Les pôles sont basés avant tout sur l'innovation et c'est par la mobilisation de l'ensemble des acteurs autour de cette priorité que la politique des pôles réussira. Cette mobilisation est, certes, nationale, basée notamment sur le partenariat entre recherche publique et entreprises privées. Mais nous sommes persuadés que, dans la complexité du monde d'aujourd'hui, nul ne peut se prévaloir de posséder l'ensemble des connaissances, ni l'ensemble des moyens susceptibles de conduire à l'accélération souhaitée du processus d'innovation. La coopération internationale est donc une nécessité. Nous avons, pour notre part, une longue expérience de coopération internationale, notamment dans le cadre des programmes cadres européens de recherche et de développement ou dans le cadre d'initiatives intergouvernementales comme le programme Eureka.

2. Le choix d'un critère de visibilité internationale signifie que le gouvernement souhaite également inscrire les pôles dans une perspective d'attractivité pour les investissements internationaux.
C'est pourquoi, le gouvernement a demandé à l'AFII (Agence Française pour les Investissements Internationaux) de mener une action forte auprès des investisseurs étrangers, visant à faire valoir les facteurs d'attractivité spécifiques des pôles de compétitivité. Le présent séminaire est une illustration de cette volonté de démontrer que la politique des pôles de compétitivité est une politique qui réussira d'autant mieux que des partenaires étrangers puissants seront associés à l'évolution de ces pôles. Certains d'entre eux possèdent déjà, parmi leurs membres fondateurs, des filiales françaises d'entreprises étrangères, ce qui prouve que l'association des entreprises internationales est déjà une réalité.
Nous considérons en fait que le Japon, qui a structuré de son coté ses propres clusters, et qui est déjà, dans un certain nombre de cas, un partenaire important de certaines entreprises ou centres de recherche français, est au premier rang des pays avec lesquels nous souhaitons que des partenariats de pôle à pôle s'établissent.

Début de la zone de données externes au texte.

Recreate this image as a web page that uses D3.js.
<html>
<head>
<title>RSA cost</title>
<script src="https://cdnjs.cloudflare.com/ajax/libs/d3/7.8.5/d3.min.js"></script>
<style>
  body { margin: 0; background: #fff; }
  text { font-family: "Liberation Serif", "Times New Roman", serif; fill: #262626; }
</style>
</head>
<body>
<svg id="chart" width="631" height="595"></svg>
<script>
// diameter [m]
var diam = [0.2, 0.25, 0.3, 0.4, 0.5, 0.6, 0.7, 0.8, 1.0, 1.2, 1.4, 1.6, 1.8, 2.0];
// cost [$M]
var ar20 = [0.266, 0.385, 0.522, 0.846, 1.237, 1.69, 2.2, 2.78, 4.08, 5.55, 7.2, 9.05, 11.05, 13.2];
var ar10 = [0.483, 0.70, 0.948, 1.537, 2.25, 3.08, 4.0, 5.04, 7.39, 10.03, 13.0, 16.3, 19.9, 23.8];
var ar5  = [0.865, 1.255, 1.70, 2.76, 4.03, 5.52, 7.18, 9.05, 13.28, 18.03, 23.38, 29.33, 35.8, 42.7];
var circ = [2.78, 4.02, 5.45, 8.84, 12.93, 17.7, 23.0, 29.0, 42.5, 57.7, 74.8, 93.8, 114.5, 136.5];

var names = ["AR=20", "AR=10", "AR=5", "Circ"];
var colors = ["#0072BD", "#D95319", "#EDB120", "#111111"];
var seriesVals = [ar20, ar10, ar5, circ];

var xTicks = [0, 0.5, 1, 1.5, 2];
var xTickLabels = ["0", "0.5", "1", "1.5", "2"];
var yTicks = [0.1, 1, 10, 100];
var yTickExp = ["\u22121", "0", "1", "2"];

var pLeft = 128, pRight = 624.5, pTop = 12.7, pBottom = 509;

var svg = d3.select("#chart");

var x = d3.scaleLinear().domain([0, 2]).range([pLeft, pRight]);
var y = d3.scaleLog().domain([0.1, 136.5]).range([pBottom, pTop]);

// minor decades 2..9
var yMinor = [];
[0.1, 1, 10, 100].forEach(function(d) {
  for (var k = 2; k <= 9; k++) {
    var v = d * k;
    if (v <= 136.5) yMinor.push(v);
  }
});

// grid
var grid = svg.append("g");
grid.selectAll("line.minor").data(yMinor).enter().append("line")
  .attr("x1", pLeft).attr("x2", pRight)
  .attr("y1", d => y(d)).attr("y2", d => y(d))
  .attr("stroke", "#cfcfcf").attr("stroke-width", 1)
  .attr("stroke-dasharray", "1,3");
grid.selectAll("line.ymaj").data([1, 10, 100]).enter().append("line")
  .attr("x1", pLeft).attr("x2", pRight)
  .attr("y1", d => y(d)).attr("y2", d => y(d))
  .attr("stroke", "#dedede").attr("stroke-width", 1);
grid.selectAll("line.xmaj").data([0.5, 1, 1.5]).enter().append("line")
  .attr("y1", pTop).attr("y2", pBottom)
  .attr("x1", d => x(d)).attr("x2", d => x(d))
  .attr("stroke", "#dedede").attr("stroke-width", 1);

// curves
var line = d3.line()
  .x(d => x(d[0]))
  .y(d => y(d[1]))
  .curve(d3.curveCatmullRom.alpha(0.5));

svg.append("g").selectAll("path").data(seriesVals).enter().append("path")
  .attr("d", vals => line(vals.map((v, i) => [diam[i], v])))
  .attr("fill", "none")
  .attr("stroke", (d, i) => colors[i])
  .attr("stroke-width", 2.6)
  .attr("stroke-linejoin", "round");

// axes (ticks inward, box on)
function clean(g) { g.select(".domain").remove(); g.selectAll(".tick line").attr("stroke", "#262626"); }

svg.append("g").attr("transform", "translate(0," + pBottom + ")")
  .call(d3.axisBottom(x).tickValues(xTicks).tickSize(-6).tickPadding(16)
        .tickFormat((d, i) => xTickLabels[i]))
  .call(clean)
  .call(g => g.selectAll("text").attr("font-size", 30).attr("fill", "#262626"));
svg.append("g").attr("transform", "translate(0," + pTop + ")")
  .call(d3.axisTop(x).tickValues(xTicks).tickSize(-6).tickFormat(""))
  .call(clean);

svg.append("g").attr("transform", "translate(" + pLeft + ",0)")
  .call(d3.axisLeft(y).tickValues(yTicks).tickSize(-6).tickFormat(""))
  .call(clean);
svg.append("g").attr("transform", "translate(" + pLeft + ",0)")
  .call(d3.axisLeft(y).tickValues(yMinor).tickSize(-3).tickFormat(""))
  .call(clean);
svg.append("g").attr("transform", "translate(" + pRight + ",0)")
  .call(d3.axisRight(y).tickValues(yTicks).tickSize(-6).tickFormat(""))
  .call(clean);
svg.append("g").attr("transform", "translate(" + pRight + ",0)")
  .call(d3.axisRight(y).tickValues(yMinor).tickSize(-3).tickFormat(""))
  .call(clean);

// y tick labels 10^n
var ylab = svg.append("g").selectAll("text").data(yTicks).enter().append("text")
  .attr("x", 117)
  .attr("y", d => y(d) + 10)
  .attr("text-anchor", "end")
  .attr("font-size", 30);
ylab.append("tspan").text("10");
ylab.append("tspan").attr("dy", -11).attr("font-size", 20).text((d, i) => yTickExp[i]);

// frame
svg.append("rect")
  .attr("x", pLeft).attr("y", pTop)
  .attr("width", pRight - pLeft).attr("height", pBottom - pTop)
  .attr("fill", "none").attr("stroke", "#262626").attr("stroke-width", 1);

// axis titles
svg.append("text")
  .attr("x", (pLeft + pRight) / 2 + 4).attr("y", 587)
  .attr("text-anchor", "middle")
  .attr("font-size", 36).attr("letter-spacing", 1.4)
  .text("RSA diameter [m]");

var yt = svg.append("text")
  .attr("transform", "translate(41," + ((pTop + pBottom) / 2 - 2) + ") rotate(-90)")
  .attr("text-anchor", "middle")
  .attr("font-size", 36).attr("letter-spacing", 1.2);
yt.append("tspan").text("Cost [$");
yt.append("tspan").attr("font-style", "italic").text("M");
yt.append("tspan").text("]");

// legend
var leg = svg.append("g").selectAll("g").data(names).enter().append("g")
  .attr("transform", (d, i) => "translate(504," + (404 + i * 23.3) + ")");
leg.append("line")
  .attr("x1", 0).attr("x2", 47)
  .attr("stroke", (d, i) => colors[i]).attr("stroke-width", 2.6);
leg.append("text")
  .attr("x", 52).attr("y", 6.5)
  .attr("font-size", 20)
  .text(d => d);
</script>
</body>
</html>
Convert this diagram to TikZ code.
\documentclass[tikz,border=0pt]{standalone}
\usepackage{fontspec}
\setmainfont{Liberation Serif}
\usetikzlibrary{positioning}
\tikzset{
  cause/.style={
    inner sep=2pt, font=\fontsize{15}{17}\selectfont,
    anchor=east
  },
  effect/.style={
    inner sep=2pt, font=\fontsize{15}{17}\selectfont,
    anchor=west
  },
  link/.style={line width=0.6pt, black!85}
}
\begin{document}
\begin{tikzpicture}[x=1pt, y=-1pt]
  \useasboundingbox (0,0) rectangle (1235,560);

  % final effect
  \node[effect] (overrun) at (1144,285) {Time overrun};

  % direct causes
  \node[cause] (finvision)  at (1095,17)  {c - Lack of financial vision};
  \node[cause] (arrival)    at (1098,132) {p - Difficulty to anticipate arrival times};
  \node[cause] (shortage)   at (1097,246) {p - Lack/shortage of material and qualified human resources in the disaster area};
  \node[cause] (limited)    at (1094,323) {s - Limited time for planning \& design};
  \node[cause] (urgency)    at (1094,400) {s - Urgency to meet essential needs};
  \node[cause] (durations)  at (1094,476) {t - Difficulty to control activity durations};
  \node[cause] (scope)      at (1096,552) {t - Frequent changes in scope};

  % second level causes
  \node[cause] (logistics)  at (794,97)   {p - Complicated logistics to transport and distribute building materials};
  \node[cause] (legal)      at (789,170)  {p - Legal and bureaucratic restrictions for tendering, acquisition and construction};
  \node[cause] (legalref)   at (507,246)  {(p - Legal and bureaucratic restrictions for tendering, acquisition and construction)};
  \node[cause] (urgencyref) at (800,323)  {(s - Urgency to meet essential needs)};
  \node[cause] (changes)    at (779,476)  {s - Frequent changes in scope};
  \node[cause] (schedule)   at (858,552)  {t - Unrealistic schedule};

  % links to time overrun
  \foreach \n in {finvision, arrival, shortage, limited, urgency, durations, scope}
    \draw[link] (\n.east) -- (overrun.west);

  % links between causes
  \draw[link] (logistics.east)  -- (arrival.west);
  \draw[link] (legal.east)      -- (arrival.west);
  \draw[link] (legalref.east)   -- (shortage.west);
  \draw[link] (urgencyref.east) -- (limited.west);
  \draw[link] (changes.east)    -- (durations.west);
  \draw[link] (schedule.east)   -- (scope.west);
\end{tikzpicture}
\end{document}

Trois axes peuvent être envisagés pour ceux-ci :

  • 1. Des entreprises japonaises peuvent venir s'implanter sur des pôles de compétitivité français pour profiter en Europe de l'environnement ainsi offert;
  • 2. Des équipes internationales de chercheurs peuvent se mettre en place sur certaines thématiques à partir de couples de laboratoires français et japonais appartenant à des pôles de compétitivité et clusters qui travaillent sur des thématiques similaires;
  • 3. De même des entreprises japonaises et françaises appartenant à des pôles distincts peuvent se rapprocher en vue de mettre en ?uvre des nouveaux produits conjointement.

Les trois journées que je passe au Japon vont me permettre de présenter à de nombreux acteurs cette nouvelle politique. J'interviendrai notamment mercredi matin devant près de 700 responsables de clusters japonais réunis par le METI et le MEXT. Nous remettrons, comme nous le faisons ici, de la documentation à chacun.
Je souhaite vraiment que les acteurs de nos deux pays se rapprochent et renforcent encore davantage les coopérations technologiques, déjà nombreuses, que nous menons.
De mon côté, je vous promets de revenir au Japon l'année prochaine, accompagné de pôles de compétitivité français, pour faire avancer sur le terrain la coopération entre le Japon et la France dans ce domaine. Deux échéances importantes s'offrent à nous pour ce faire : en février 2006 dans le domaine des nanotechnologies, à l'occasion du salon NAOTECH 2006, et en septembre 2006 dans le domaine des biotechnologies, à l'occasion du salon BIOJAPAN. Deux occasions majeures pour développer les relations entre nos clusters !
Je vous remercie de votre attention.